Should well paid graduates help fund our universities, or should even more of the burden be put onto hard working taxpayers payers who in the main, didn't get the chance to go? That's the question.
 
^ a quintessential summation of the penny-wise pound-foolish attitudes that are driving our bleak and stupid future.

yes, obviously everyone should contribute to the cost of their education.

but there's a much smarter way of doing it than saddling new entrants to the workforce during their prime productive years with spiraling interest rates on student debt (to say nothing of the stifling effect this has on consumer spending). this is why, as I said before, we don't also present parents or teenagers upon graduation with the full bill (plus interest) for their primary and secondary education.

just pay your taxes. the state wouldn't have to keep borrowing so much if we didn't keep counter-productively cutting them.

no, not everyone was privileged enough to attend uni, but many more would be if tuition was made affordable again - which, I hope is obvious enough that I don't have to explain again, has a multiplying beneficial effect for everyone, even those who didn't or won't attend.

in an age of relentless global competition and automation, improving the quality and breadth of its inhabitants' education is just about this country's only prayer of a sustainable long-term economic future. it is likely the single most critical factor in any society's prospects of attaining or maintaining future prosperity.

if we can't even recognise the collective value of mass public education anymore, we're utterly sunk.

Your language and argument is utterly disingenuous.

Nobody is "saddled" with the costs of higher education. I pay more back per month as a graduate under the older system than newer graduates, but I do not feel "saddled" by debt at all.

The current system is essentially a graduate tax, which is totally fair.

Anybody who says they're put off going to University by the tuition fees is either misinformed or stupid, or is attending for the wrong reasons.
 
I am a recent graduate.

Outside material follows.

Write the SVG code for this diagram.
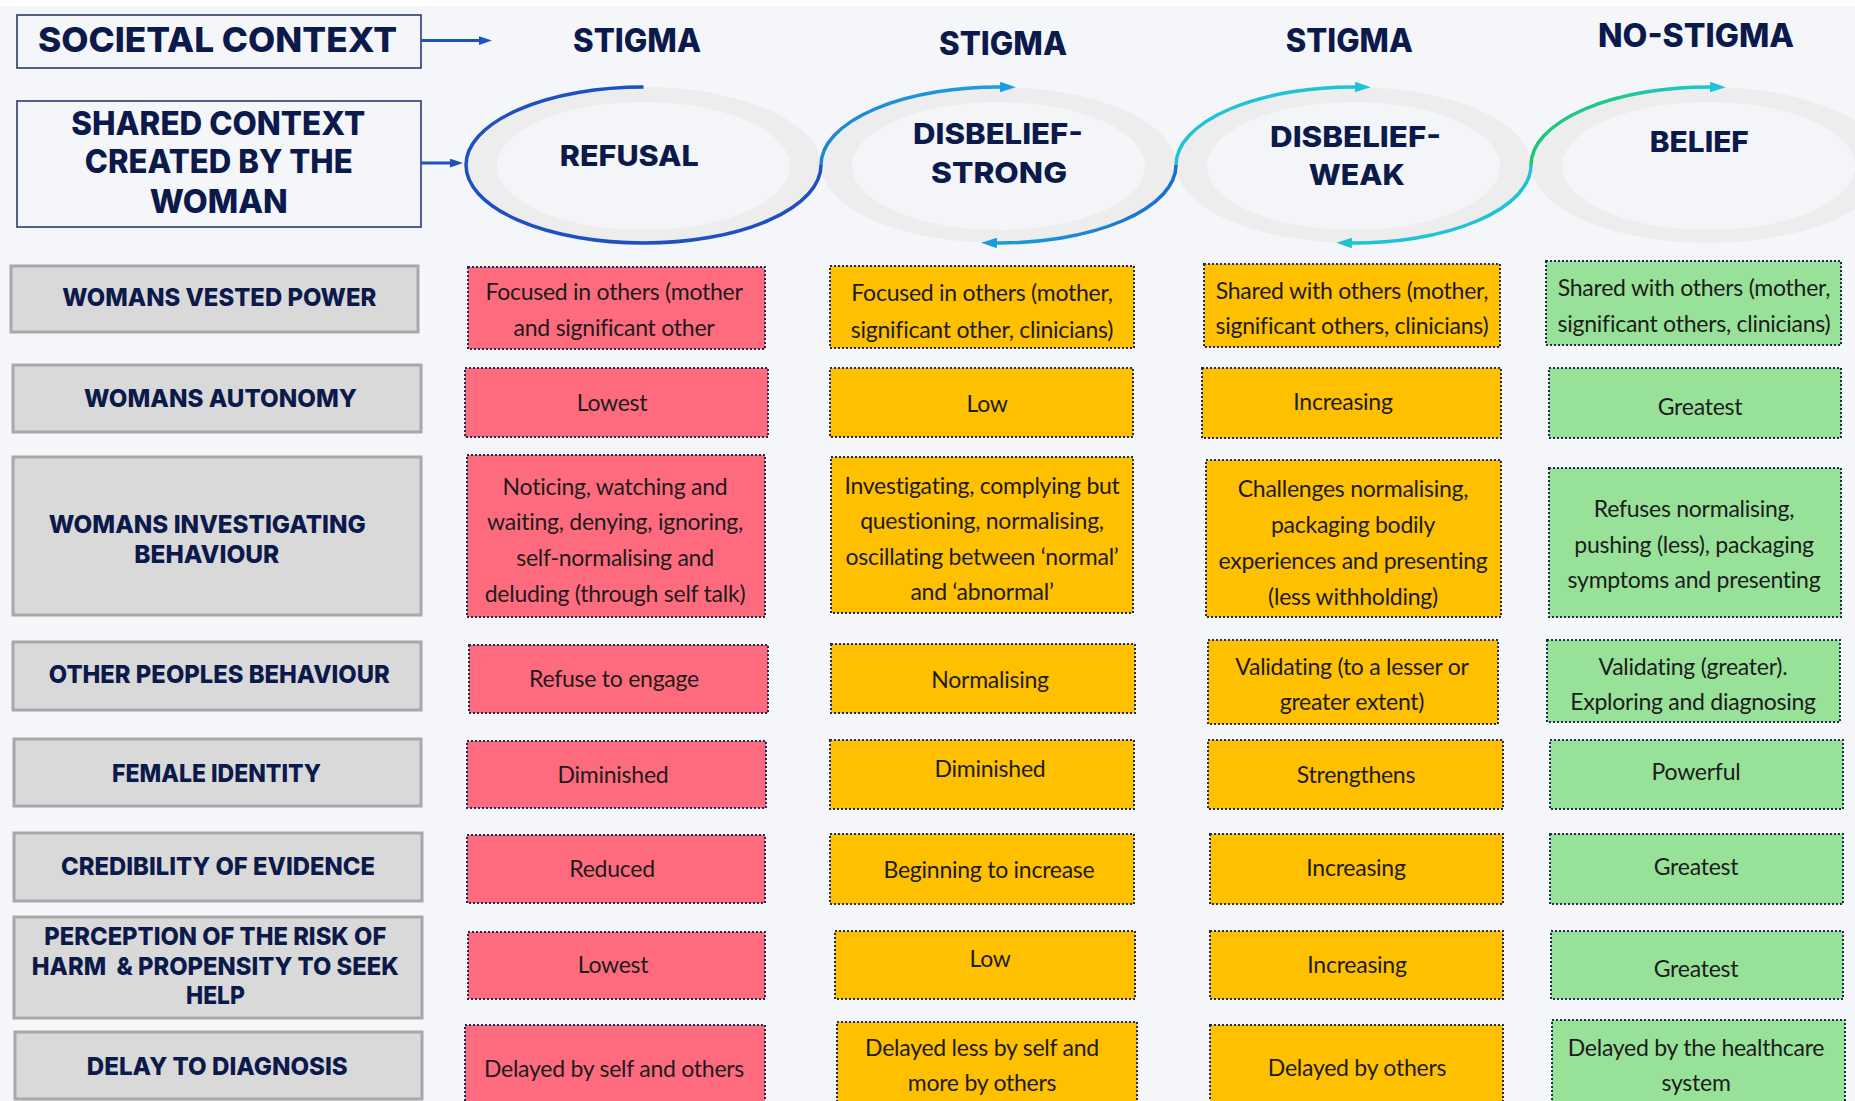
<svg xmlns="http://www.w3.org/2000/svg" width="1855" height="1101" viewBox="0 0 1855 1101">
<defs>
<style>
.hd{font-family:Inter,"Noto Sans",sans-serif;font-weight:800;fill:#0c1a4b;text-anchor:middle}
.lb{font-family:Inter,"Noto Sans",sans-serif;font-weight:800;fill:#0c1a4b;text-anchor:middle;font-size:25px}
.ct{font-family:Lato,"Liberation Sans",sans-serif;font-size:23px;letter-spacing:-0.25px;fill:#1c1c1c;text-anchor:middle}
.hbox{fill:none;stroke:#2d3b6b;stroke-width:1.6}
.lbox{fill:#d9d9d9;stroke:#a8a8a8;stroke-width:3}
.cell{stroke:#1f2a55;stroke-width:2;stroke-dasharray:2 2}
.red{fill:#ff6b7e}.amb{fill:#ffc000}.grn{fill:#98e198}
.arc{fill:none;stroke-width:3.5}
.ring{fill:#ededed}.hole{fill:#f4f5f8}
</style>
<marker id="mDark" viewBox="0 0 12 8" refX="3" refY="4" markerWidth="4.5" markerHeight="3" orient="auto"><path d="M0,0 L12,4 L0,8 z" fill="#1d52c4"/></marker>
<marker id="mBlue" viewBox="0 0 12 8" refX="3" refY="4" markerWidth="4.5" markerHeight="3" orient="auto"><path d="M0,0 L12,4 L0,8 z" fill="#1b9ce0"/></marker>
<marker id="mCyan" viewBox="0 0 12 8" refX="3" refY="4" markerWidth="4.5" markerHeight="3" orient="auto"><path d="M0,0 L12,4 L0,8 z" fill="#1fc3d6"/></marker>
<linearGradient id="gA2" gradientUnits="userSpaceOnUse" x1="821" y1="0" x2="1004" y2="0"><stop offset="0" stop-color="#1c86d6"/><stop offset="1" stop-color="#1ba0e0"/></linearGradient>
<linearGradient id="gB" gradientUnits="userSpaceOnUse" x1="1176" y1="0" x2="992" y2="0"><stop offset="0" stop-color="#1a6ecf"/><stop offset="1" stop-color="#1aa0df"/></linearGradient>
<linearGradient id="gC2" gradientUnits="userSpaceOnUse" x1="1531" y1="0" x2="1714" y2="0"><stop offset="0" stop-color="#1ec86f"/><stop offset="0.6" stop-color="#1ec8a2"/><stop offset="1" stop-color="#1fc3d4"/></linearGradient>
</defs>

<rect width="1855" height="1101" fill="#f4f6fa"/>
<rect width="1855" height="6" fill="#ffffff"/>

<!-- context boxes -->
<g id="societal-context">
<rect class="hbox" x="17" y="15" width="404" height="53"/>
<text class="hd" x="217.5" y="51.7" font-size="34" textLength="359" lengthAdjust="spacingAndGlyphs">SOCIETAL CONTEXT</text>
</g>
<g id="shared-context">
<rect class="hbox" x="17" y="101" width="404" height="126"/>
<text class="hd" x="218.2" y="135" font-size="32.5" textLength="294" lengthAdjust="spacingAndGlyphs">SHARED CONTEXT</text>
<text class="hd" x="218.7" y="173" font-size="32.5" textLength="268" lengthAdjust="spacingAndGlyphs">CREATED BY THE</text>
<text class="hd" x="218.8" y="213" font-size="32.5" textLength="138" lengthAdjust="spacingAndGlyphs">WOMAN</text>
</g>

<!-- column headings -->
<g id="headings">
<text class="hd" x="637" y="51.7" font-size="32" textLength="128" lengthAdjust="spacingAndGlyphs">STIGMA</text>
<text class="hd" x="1003" y="55" font-size="32" textLength="128" lengthAdjust="spacingAndGlyphs">STIGMA</text>
<text class="hd" x="1349.3" y="51.7" font-size="32" textLength="127" lengthAdjust="spacingAndGlyphs">STIGMA</text>
<text class="hd" x="1696" y="46.7" font-size="32" textLength="196" lengthAdjust="spacingAndGlyphs">NO-STIGMA</text>
</g>

<!-- stage rings -->
<g id="stage-refusal">
<ellipse class="ring" cx="643.5" cy="165" rx="177.5" ry="78"/>
<ellipse class="hole" cx="643.5" cy="166" rx="146.5" ry="64"/>
<text class="hd" x="629.3" y="165.7" font-size="29" textLength="139" lengthAdjust="spacingAndGlyphs">REFUSAL</text>
</g>
<g id="stage-disbelief-strong">
<ellipse class="ring" cx="998.5" cy="165" rx="177.5" ry="78"/>
<ellipse class="hole" cx="998.5" cy="166" rx="146.5" ry="64"/>
<text class="hd" x="998" y="144" font-size="29" textLength="170" lengthAdjust="spacingAndGlyphs">DISBELIEF-</text>
<text class="hd" x="999" y="182.7" font-size="29" textLength="136" lengthAdjust="spacingAndGlyphs">STRONG</text>
</g>
<g id="stage-disbelief-weak">
<ellipse class="ring" cx="1353.5" cy="165" rx="177.5" ry="78"/>
<ellipse class="hole" cx="1353.5" cy="166" rx="146.5" ry="64"/>
<text class="hd" x="1355.5" y="146.7" font-size="29" textLength="171" lengthAdjust="spacingAndGlyphs">DISBELIEF-</text>
<text class="hd" x="1356.8" y="185" font-size="29" textLength="96" lengthAdjust="spacingAndGlyphs">WEAK</text>
</g>
<g id="stage-belief">
<ellipse class="ring" cx="1708.5" cy="165" rx="177.5" ry="78"/>
<ellipse class="hole" cx="1708.5" cy="166" rx="146.5" ry="64"/>
<text class="hd" x="1699.3" y="151.7" font-size="29" textLength="99" lengthAdjust="spacingAndGlyphs">BELIEF</text>
</g>

<!-- connectors -->
<g id="connectors">
<line x1="421" y1="40.5" x2="482" y2="40.5" stroke="#1d52c4" stroke-width="3" marker-end="url(#mDark)"/>
<line x1="421" y1="163" x2="453" y2="163" stroke="#1d52c4" stroke-width="3" marker-end="url(#mDark)"/>
<path class="arc" stroke="#1d50c2" d="M643.5,87 A177.5,78 0 1 0 821,165"/>
<path class="arc" stroke="url(#gA2)" d="M821,165 A177.5,78 0 0 1 1004,87.04" marker-end="url(#mBlue)"/>
<path class="arc" stroke="url(#gB)" d="M1176,165 A177.5,78 0 0 1 993,242.96" marker-end="url(#mBlue)"/>
<path class="arc" stroke="#1fc3d6" d="M1176,165 A177.5,78 0 0 1 1359,87.04" marker-end="url(#mCyan)"/>
<path class="arc" stroke="#1fc3d6" d="M1531,165 A177.5,78 0 0 1 1348,242.96" marker-end="url(#mCyan)"/>
<path class="arc" stroke="url(#gC2)" d="M1531,165 A177.5,78 0 0 1 1714,87.04" marker-end="url(#mCyan)"/>
</g>

<!-- row labels -->
<g id="label-vested-power"><rect class="lbox" x="11" y="266" width="407" height="66"/>
<text class="lb" x="219.3" y="306" textLength="314" lengthAdjust="spacingAndGlyphs">WOMANS VESTED POWER</text></g>
<g id="label-autonomy"><rect class="lbox" x="13" y="365" width="408" height="67"/>
<text class="lb" x="220.5" y="406.7" textLength="273" lengthAdjust="spacingAndGlyphs">WOMANS AUTONOMY</text></g>
<g id="label-investigating"><rect class="lbox" x="13" y="457" width="408" height="158"/>
<text class="lb" x="207.3" y="533" textLength="317" lengthAdjust="spacingAndGlyphs">WOMANS INVESTIGATING</text>
<text class="lb" x="206.8" y="563" textLength="145" lengthAdjust="spacingAndGlyphs">BEHAVIOUR</text></g>
<g id="label-other-peoples"><rect class="lbox" x="13" y="642" width="408" height="68"/>
<text class="lb" x="219.3" y="683" textLength="341" lengthAdjust="spacingAndGlyphs">OTHER PEOPLES BEHAVIOUR</text></g>
<g id="label-female-identity"><rect class="lbox" x="14" y="739" width="407" height="67"/>
<text class="lb" x="216.5" y="781.7" textLength="209" lengthAdjust="spacingAndGlyphs">FEMALE IDENTITY</text></g>
<g id="label-credibility"><rect class="lbox" x="14" y="833" width="408" height="68"/>
<text class="lb" x="218" y="875" textLength="314" lengthAdjust="spacingAndGlyphs">CREDIBILITY OF EVIDENCE</text></g>
<g id="label-risk"><rect class="lbox" x="14" y="917" width="408" height="101"/>
<text class="lb" x="215.3" y="945" textLength="342" lengthAdjust="spacingAndGlyphs">PERCEPTION OF THE RISK OF</text>
<text class="lb" x="215.3" y="975" textLength="367" lengthAdjust="spacingAndGlyphs" xml:space="preserve">HARM  &amp; PROPENSITY TO SEEK</text>
<text class="lb" x="215.5" y="1004" textLength="59" lengthAdjust="spacingAndGlyphs">HELP</text></g>
<g id="label-delay"><rect class="lbox" x="15" y="1032" width="407" height="67"/>
<text class="lb" x="217.3" y="1075" textLength="261" lengthAdjust="spacingAndGlyphs">DELAY TO DIAGNOSIS</text></g>

<!-- refusal column -->
<g id="refusal-cells">
<g id="r1c1"><rect class="cell red" x="468" y="267" width="297" height="82"/><text class="ct" x="614" y="299.5">Focused in others (mother</text><text class="ct" x="614" y="336">and significant other</text></g>
<g id="r2c1"><rect class="cell red" x="465" y="368" width="303" height="69"/><text class="ct" x="612" y="410.5">Lowest</text></g>
<g id="r3c1"><rect class="cell red" x="467" y="455" width="298" height="162"/><text class="ct" x="615" y="494.7">Noticing, watching and</text><text class="ct" x="615" y="530.2">waiting, denying, ignoring,</text><text class="ct" x="615" y="565.7">self-normalising and</text><text class="ct" x="615" y="602.4">deluding (through self talk)</text></g>
<g id="r4c1"><rect class="cell red" x="469" y="645" width="299" height="68"/><text class="ct" x="614" y="686.5">Refuse to engage</text></g>
<g id="r5c1"><rect class="cell red" x="467" y="741" width="299" height="67"/><text class="ct" x="613" y="782.5">Diminished</text></g>
<g id="r6c1"><rect class="cell red" x="467" y="835" width="298" height="68"/><text class="ct" x="612" y="876.5">Reduced</text></g>
<g id="r7c1"><rect class="cell red" x="468" y="932" width="297" height="67"/><text class="ct" x="613" y="972.5">Lowest</text></g>
<g id="r8c1"><rect class="cell red" x="465" y="1025" width="300" height="90"/><text class="ct" x="614" y="1076.5">Delayed by self and others</text></g>
</g>

<!-- disbelief strong column -->
<g id="strong-cells">
<g id="r1c2"><rect class="cell amb" x="830" y="266" width="304" height="82"/><text class="ct" x="982" y="300.5">Focused in others (mother,</text><text class="ct" x="982" y="337.5">significant other, clinicians)</text></g>
<g id="r2c2"><rect class="cell amb" x="830" y="368" width="303" height="69"/><text class="ct" x="987" y="411.5">Low</text></g>
<g id="r3c2"><rect class="cell amb" x="831" y="457" width="302" height="156"/><text class="ct" x="982" y="493.5">Investigating, complying but</text><text class="ct" x="982" y="529">questioning, normalising,</text><text class="ct" x="982" y="564.5">oscillating between ‘normal’</text><text class="ct" x="982" y="600">and ‘abnormal’</text></g>
<g id="r4c2"><rect class="cell amb" x="831" y="644" width="304" height="69"/><text class="ct" x="990" y="687.5">Normalising</text></g>
<g id="r5c2"><rect class="cell amb" x="830" y="740" width="304" height="69"/><text class="ct" x="990" y="776.5">Diminished</text></g>
<g id="r6c2"><rect class="cell amb" x="830" y="834" width="304" height="70"/><text class="ct" x="989" y="878">Beginning to increase</text></g>
<g id="r7c2"><rect class="cell amb" x="835" y="931" width="300" height="68"/><text class="ct" x="990" y="966.5">Low</text></g>
<g id="r8c2"><rect class="cell amb" x="837" y="1022" width="300" height="90"/><text class="ct" x="982" y="1055.5">Delayed less by self and</text><text class="ct" x="982" y="1091">more by others</text></g>
</g>

<!-- disbelief weak column -->
<g id="weak-cells">
<g id="r1c3"><rect class="cell amb" x="1204" y="264" width="296" height="83"/><text class="ct" x="1352" y="298.5">Shared with others (mother,</text><text class="ct" x="1352" y="333.5">significant others, clinicians)</text></g>
<g id="r2c3"><rect class="cell amb" x="1202" y="368" width="299" height="70"/><text class="ct" x="1343" y="409.5">Increasing</text></g>
<g id="r3c3"><rect class="cell amb" x="1206" y="460" width="295" height="157"/><text class="ct" x="1353" y="497">Challenges normalising,</text><text class="ct" x="1353" y="532.5">packaging bodily</text><text class="ct" x="1353" y="569">experiences and presenting</text><text class="ct" x="1353" y="604.7">(less withholding)</text></g>
<g id="r4c3"><rect class="cell amb" x="1208" y="640" width="290" height="84"/><text class="ct" x="1352" y="674.5">Validating (to a lesser or</text><text class="ct" x="1352" y="710">greater extent)</text></g>
<g id="r5c3"><rect class="cell amb" x="1208" y="740" width="295" height="69"/><text class="ct" x="1356" y="782.5">Strengthens</text></g>
<g id="r6c3"><rect class="cell amb" x="1210" y="834" width="293" height="70"/><text class="ct" x="1356" y="875.5">Increasing</text></g>
<g id="r7c3"><rect class="cell amb" x="1210" y="931" width="293" height="68"/><text class="ct" x="1357" y="972.5">Increasing</text></g>
<g id="r8c3"><rect class="cell amb" x="1210" y="1025" width="293" height="90"/><text class="ct" x="1357" y="1075.5">Delayed by others</text></g>
</g>

<!-- belief column -->
<g id="belief-cells">
<g id="r1c4"><rect class="cell grn" x="1546" y="261" width="295" height="84"/><text class="ct" x="1694" y="296">Shared with others (mother,</text><text class="ct" x="1694" y="331.5">significant others, clinicians)</text></g>
<g id="r2c4"><rect class="cell grn" x="1549" y="368" width="292" height="70"/><text class="ct" x="1700" y="414.5">Greatest</text></g>
<g id="r3c4"><rect class="cell grn" x="1549" y="468" width="292" height="149"/><text class="ct" x="1694" y="517">Refuses normalising,</text><text class="ct" x="1694" y="552.7">pushing (less), packaging</text><text class="ct" x="1694" y="588.2">symptoms and presenting</text></g>
<g id="r4c4"><rect class="cell grn" x="1547" y="640" width="293" height="82"/><text class="ct" x="1693" y="674.5">Validating (greater).</text><text class="ct" x="1693" y="710">Exploring and diagnosing</text></g>
<g id="r5c4"><rect class="cell grn" x="1550" y="740" width="293" height="69"/><text class="ct" x="1696" y="779.5">Powerful</text></g>
<g id="r6c4"><rect class="cell grn" x="1550" y="834" width="293" height="70"/><text class="ct" x="1696" y="874.5">Greatest</text></g>
<g id="r7c4"><rect class="cell grn" x="1551" y="931" width="292" height="68"/><text class="ct" x="1696" y="976.5">Greatest</text></g>
<g id="r8c4"><rect class="cell grn" x="1552" y="1020" width="293" height="95"/><text class="ct" x="1696" y="1055.5">Delayed by the healthcare</text><text class="ct" x="1696" y="1091">system</text></g>
</g>
</svg>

I think I should pay back for my education. Not other workers who weren't privileged to go. It's a better way of funding universities than more tax rises and borrowing.

No, it isn't.

If you want graduates to pay for their education then the only fair way of doing it is a graduate tax, which would encompass the considerable numbers of people in the jobs market who got a free education and who (for the next twenty or thirty years at least) compete against those who didn't.

To put it another way - if there was someone with the same job as you, with an equivalent degree as you, with the same take-home pay as you but who happened to go to University in a time when they got free tuition and a maintenance grant, then the burden on them is far less than it is on you. It is demonstrably not fair.
 
No, it isn't.

If you want graduates to pay for their education then the only fair way of doing it is a graduate tax, which would encompass the considerable numbers of people in the jobs market who got a free education and who (for the next twenty or thirty years at least) compete against those who didn't.

To put it another way - if there was someone with the same job as you, with an equivalent degree as you, with the same take-home pay as you but who happened to go to University in a time when they got free tuition and a maintenance grant, then the burden on them is far less than it is on you. It is demonstrably not fair.

It is fair. Just because others got preferential treatment in the past doesn't mean it's unfair on me. Things need to change. Things need properly funded. The culture of give nothing back and get everything for free isn't sustainable nor is it fair.

Also the current system is a graduate tax in all but name. It's only not fair if you believe in a society where the government owes you everything and you owe it nothing.
 
I don't understand how asking every taxpayer to fund the elective studies of the few is fairer than asking those who receive that education to fund it directly.
A mixture of both would be the ideal though, no?

You actually have both situations now - UK with tax, US with students being in debt until they die. A middle ground might be a decent solution?

But what do I know ¯\_(ツ)_/¯
 
@abelard very well said with your recent tuition fee comments. I couldn't agree more that graduates benefit society so much, that their tuition pays for itself.
 
I couldn't agree more that graduates benefit society so much, that their tuition pays for itself.
I'd massively disagree there. We already have a system that is pumping out too many graduates to the point where a degree is essentially worthless. Furthermore, the actual degree itself is becoming more and more meaningless. What we need are young people who can contribute meaningfully, whether that be as Doctors, Engineers, Programmers or Plumbers, Electrians and Builders. What we don't need is a surplus of Baristas with English Literature degrees.
 
There are a huge number of graduates who end up doing a job that has nothing to do with their degree. It's absurd to ask the taxpayer to fund their three year drinking session.

I think, at least, the government should be providing substantial grants for those from poorer backgrounds.
 
I think, at least, the government should be providing substantial grants for those from poorer backgrounds.

They already sort of do. Its not like student loans/tuition fees act like a dead weight of debt around their necks, but they do enable anyone from any background to go to university.

My lad went, and the general feeling I get from him and his mates re the "debt", is a massive Meh.